Jennifer Rowe Wins the O.O. McIntyre Professorship for Teaching Excellence

The Award Comes with a $10,000 Salary Supplement for Next Academic Year

Columbia, Mo. (May 17, 2016) — Associate Professor Jennifer Rowe is the 2016 winner of the O.O. McIntyre Professorship at the Missouri School of Journalism. The award recognizes teaching excellence and comes with a $10,000 salary supplement for the 2016-17 academic year.

Nominators said Rowe’s high academic standards, leadership, service to the School and students made her a top choice for the award.

“Jenn is an outstanding leader in our School,” said one. Other nominators called Rowe’s teaching skills and the success of the magazine journalism faculty under her stewardship as “outstanding.”

Rowe joined the Journalism School faculty in 1998. For about a dozen years she served as editorial director of Vox Magazine and taught the Magazine Staff class, which produces the weekly city magazine. She regularly teaches Magazine Editing, one of the core courses for magazine students. Several of the articles written by students in her Intermediate Writing class in the past two years have won awards by the Society of Professional Journalists, Association for Education in Journalism and Mass Communication and Hearst Journalism Awards Program.

Jennifer Rowe
Jennifer Rowe, top, consults with a student on an assignment. Bottom: Chancellor Brady Deaton congratulates Rowe upon her selection for the William T. Kemper Fellowship for Teaching Excellence in 2009.

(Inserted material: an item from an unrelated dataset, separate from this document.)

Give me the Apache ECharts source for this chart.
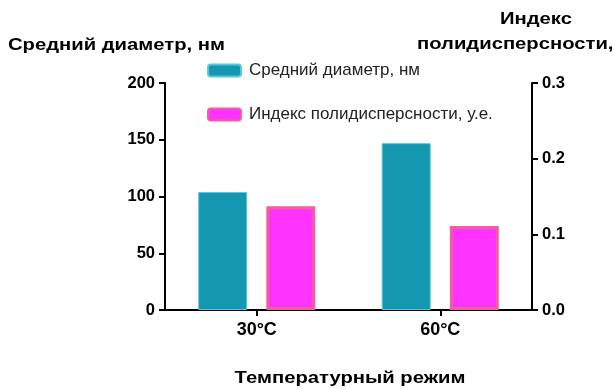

Rowe received the William T. Kemper Fellowship for Teaching Excellence in 2009 and the MU Provost’s Outstanding Junior Faculty Teaching Award in 2004. A faculty initiate of Golden Key and Omicron Delta Kappa honor societies in 2001, she has also been recognized by the MU chapter of the National Association of Black Journalists and the Journalism Graduate Student Association for her work with students and has been a Mizzou 39 faculty honoree three times in the past nine years.

In August 2012, Rowe became chair of the magazine journalism faculty. That same year, she started serving on MU’s Chair’s Council representing the School of Journalism. She was selected to participate in MU’s Leadership Development Program two years later. This academic year Rowe has been an active member of the Strategic Planning Leadership Team, the new Awards and Orientation Committee, Undergraduate Scholarship Committee and the Professional Practice/ Nontenure Track Bylaws Review Task Force.

About the O.O. McIntyre Professorship
The professorship is named for O.O. McIntyre, one of the most widely known New York columnists during the 1920s and 1930s. His column, “New York Day by Day,” was syndicated to 508 newspapers in every state, Canada and Mexico. Born in Plattsburg, Mo., McIntyre was raised in Gallipolis, Ohio, where he got his start in newspapers as a reporter for $5 a week. McIntyre died in 1938, and his widow left part of his estate to the Missouri School of Journalism. In her will, she established the O.O. McIntyre Postgraduate Writing Fellowship to help aspiring writers and the O.O. McIntyre Professorship to recognize outstanding educators.